REQUIRED TASK:
Pull out all lines from the listing below in which the word "that" appears.
---
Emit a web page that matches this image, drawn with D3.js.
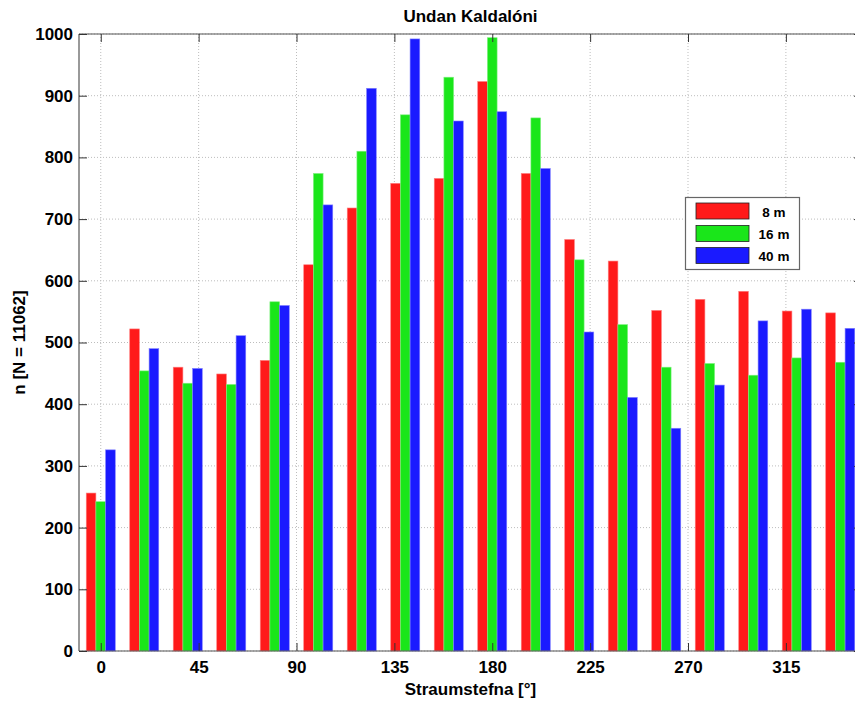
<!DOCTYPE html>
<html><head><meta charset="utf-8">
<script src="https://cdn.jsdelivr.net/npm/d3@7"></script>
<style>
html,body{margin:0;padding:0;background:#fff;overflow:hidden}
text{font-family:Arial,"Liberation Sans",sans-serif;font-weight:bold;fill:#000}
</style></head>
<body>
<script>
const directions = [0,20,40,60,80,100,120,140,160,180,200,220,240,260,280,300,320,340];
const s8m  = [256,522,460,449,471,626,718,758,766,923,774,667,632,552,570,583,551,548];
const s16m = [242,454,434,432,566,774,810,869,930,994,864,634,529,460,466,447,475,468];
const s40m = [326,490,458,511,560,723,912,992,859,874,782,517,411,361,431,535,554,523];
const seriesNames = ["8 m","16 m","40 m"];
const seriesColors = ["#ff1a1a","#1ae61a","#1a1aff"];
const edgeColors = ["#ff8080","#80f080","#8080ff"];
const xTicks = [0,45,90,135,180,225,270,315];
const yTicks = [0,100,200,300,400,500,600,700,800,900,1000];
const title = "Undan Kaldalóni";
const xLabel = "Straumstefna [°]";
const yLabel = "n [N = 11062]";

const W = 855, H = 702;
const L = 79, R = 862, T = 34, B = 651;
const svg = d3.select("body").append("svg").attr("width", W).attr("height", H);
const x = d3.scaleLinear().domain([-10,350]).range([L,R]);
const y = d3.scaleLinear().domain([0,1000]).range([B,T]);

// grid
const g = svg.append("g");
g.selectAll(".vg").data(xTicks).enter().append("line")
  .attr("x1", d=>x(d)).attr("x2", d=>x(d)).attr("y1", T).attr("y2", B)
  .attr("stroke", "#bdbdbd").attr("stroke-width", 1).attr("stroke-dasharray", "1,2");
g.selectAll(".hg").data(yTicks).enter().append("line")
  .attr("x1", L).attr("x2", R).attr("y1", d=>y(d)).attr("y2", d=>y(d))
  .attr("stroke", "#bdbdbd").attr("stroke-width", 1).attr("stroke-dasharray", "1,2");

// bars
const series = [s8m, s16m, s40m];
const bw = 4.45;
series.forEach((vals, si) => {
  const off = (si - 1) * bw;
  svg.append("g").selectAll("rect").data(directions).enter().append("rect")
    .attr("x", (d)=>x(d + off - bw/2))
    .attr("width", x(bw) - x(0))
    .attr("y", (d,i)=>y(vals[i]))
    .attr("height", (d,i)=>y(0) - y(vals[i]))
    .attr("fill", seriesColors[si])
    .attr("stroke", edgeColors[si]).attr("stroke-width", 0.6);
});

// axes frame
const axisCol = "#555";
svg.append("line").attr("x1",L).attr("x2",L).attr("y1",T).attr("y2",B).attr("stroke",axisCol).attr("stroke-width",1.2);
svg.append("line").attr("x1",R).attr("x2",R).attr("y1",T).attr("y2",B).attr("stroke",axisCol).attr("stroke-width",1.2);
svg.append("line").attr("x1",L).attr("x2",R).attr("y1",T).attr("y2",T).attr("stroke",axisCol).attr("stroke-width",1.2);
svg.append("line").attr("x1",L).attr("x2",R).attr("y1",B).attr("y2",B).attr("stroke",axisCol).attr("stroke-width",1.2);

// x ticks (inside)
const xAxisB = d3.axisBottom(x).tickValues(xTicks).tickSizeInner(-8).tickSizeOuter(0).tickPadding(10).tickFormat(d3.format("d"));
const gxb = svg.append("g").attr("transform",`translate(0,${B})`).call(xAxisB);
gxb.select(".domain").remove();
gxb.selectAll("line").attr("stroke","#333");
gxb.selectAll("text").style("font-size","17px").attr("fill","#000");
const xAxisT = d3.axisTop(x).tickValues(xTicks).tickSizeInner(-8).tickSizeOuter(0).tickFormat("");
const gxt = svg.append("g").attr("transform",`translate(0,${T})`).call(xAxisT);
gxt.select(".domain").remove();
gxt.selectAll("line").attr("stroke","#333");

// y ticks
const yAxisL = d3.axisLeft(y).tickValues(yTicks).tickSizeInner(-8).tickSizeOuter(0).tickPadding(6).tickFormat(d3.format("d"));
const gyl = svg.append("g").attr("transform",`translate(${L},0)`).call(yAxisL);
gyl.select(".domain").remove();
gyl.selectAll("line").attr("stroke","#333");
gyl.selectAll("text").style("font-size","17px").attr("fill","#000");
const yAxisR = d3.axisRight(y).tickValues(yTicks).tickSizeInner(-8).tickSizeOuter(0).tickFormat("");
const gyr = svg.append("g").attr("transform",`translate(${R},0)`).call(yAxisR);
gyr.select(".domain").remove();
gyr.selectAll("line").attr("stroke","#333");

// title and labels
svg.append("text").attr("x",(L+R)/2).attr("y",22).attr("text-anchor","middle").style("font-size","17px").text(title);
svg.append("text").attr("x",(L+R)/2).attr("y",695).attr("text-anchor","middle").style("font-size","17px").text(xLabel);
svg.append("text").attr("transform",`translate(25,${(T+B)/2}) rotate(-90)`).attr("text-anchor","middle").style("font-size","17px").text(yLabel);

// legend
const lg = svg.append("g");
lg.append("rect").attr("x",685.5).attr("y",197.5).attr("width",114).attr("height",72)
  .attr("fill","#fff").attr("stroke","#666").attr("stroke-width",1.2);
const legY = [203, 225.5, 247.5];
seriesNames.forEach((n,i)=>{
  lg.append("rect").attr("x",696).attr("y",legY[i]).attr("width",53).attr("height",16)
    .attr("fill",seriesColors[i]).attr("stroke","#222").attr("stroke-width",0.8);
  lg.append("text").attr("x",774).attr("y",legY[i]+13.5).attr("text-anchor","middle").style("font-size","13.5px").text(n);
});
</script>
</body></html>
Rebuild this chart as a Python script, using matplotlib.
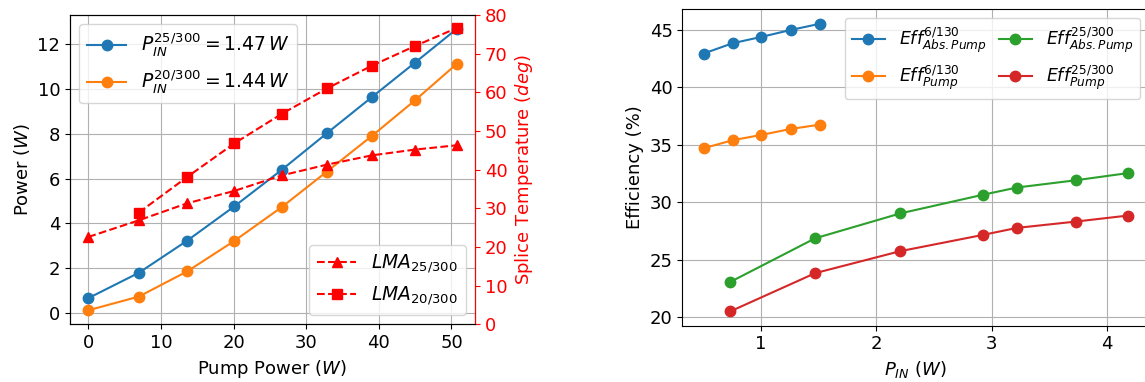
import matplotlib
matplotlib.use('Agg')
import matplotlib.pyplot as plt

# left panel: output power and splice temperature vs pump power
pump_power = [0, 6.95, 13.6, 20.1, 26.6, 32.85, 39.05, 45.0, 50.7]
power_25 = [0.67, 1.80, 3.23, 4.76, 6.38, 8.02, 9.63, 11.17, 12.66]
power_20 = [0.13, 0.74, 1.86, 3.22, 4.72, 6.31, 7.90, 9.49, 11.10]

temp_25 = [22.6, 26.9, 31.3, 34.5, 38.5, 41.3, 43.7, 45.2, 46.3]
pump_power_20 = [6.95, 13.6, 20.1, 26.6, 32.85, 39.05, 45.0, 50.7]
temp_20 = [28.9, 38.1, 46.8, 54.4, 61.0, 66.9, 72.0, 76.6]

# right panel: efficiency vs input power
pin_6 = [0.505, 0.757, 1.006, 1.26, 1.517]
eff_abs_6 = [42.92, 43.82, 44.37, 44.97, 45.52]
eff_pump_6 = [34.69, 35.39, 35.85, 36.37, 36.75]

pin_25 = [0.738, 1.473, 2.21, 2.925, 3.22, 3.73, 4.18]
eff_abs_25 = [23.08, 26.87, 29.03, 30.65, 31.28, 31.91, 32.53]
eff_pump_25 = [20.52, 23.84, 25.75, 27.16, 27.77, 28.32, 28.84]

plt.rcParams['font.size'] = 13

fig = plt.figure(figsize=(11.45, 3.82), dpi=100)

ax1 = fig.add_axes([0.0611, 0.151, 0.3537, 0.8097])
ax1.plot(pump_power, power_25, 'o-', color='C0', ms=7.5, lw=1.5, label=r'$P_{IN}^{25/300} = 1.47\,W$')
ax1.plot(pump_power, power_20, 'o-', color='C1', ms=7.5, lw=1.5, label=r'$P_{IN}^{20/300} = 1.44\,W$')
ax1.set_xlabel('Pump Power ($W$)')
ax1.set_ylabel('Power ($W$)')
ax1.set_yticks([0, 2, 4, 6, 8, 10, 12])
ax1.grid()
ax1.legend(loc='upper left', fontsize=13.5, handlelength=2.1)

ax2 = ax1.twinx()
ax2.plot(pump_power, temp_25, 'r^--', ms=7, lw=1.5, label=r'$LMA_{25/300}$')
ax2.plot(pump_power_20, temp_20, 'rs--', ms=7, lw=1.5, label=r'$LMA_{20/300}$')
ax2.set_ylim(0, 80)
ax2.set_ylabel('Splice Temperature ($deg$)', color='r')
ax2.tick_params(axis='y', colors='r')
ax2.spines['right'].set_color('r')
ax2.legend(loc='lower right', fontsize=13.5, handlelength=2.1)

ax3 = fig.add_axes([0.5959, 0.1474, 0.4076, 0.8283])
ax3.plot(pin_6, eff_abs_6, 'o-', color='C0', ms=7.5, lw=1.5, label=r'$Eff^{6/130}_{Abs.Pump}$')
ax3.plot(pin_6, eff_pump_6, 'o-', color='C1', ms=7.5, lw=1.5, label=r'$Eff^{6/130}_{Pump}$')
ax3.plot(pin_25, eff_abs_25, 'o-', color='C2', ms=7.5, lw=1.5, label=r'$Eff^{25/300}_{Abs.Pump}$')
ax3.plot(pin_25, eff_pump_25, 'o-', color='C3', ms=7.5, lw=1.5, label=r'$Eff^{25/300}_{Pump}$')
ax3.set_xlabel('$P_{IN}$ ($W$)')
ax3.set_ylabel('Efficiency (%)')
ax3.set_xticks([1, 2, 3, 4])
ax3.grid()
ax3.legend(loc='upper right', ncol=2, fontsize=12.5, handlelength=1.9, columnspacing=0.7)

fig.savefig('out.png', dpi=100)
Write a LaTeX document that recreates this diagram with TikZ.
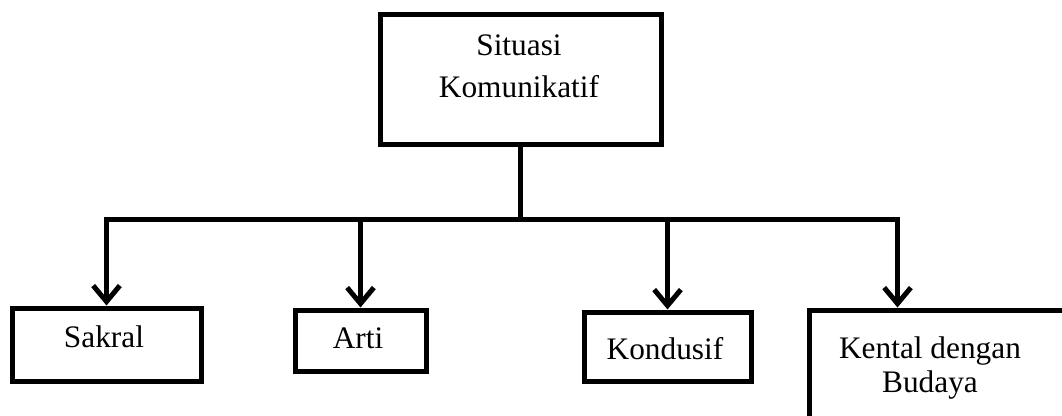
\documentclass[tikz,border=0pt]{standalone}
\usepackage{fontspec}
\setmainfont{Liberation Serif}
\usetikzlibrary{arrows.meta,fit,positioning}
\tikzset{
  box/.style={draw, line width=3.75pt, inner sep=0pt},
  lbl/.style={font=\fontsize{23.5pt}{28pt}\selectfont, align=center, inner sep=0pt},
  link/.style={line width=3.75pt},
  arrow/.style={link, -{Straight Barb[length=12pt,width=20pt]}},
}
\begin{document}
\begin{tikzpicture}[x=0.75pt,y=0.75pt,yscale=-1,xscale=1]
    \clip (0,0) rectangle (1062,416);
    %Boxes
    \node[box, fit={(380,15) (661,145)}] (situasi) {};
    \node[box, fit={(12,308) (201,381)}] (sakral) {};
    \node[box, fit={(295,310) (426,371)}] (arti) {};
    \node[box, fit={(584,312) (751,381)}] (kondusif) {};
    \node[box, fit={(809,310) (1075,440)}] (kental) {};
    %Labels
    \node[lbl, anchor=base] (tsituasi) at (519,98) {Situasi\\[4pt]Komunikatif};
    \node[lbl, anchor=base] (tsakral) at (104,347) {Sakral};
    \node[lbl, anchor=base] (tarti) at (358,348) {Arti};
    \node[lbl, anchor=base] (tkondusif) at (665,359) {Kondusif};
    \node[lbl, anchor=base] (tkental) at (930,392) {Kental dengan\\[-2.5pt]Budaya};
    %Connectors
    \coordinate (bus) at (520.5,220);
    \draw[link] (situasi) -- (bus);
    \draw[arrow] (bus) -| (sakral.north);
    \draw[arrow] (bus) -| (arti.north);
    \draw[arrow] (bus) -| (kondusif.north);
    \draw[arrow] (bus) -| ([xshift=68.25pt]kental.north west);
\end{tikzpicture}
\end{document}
---
WORKED SOLUTION:
Emit a web page that matches this image, drawn with D3.js.
Write a LaTeX document that recreates this diagram with TikZ.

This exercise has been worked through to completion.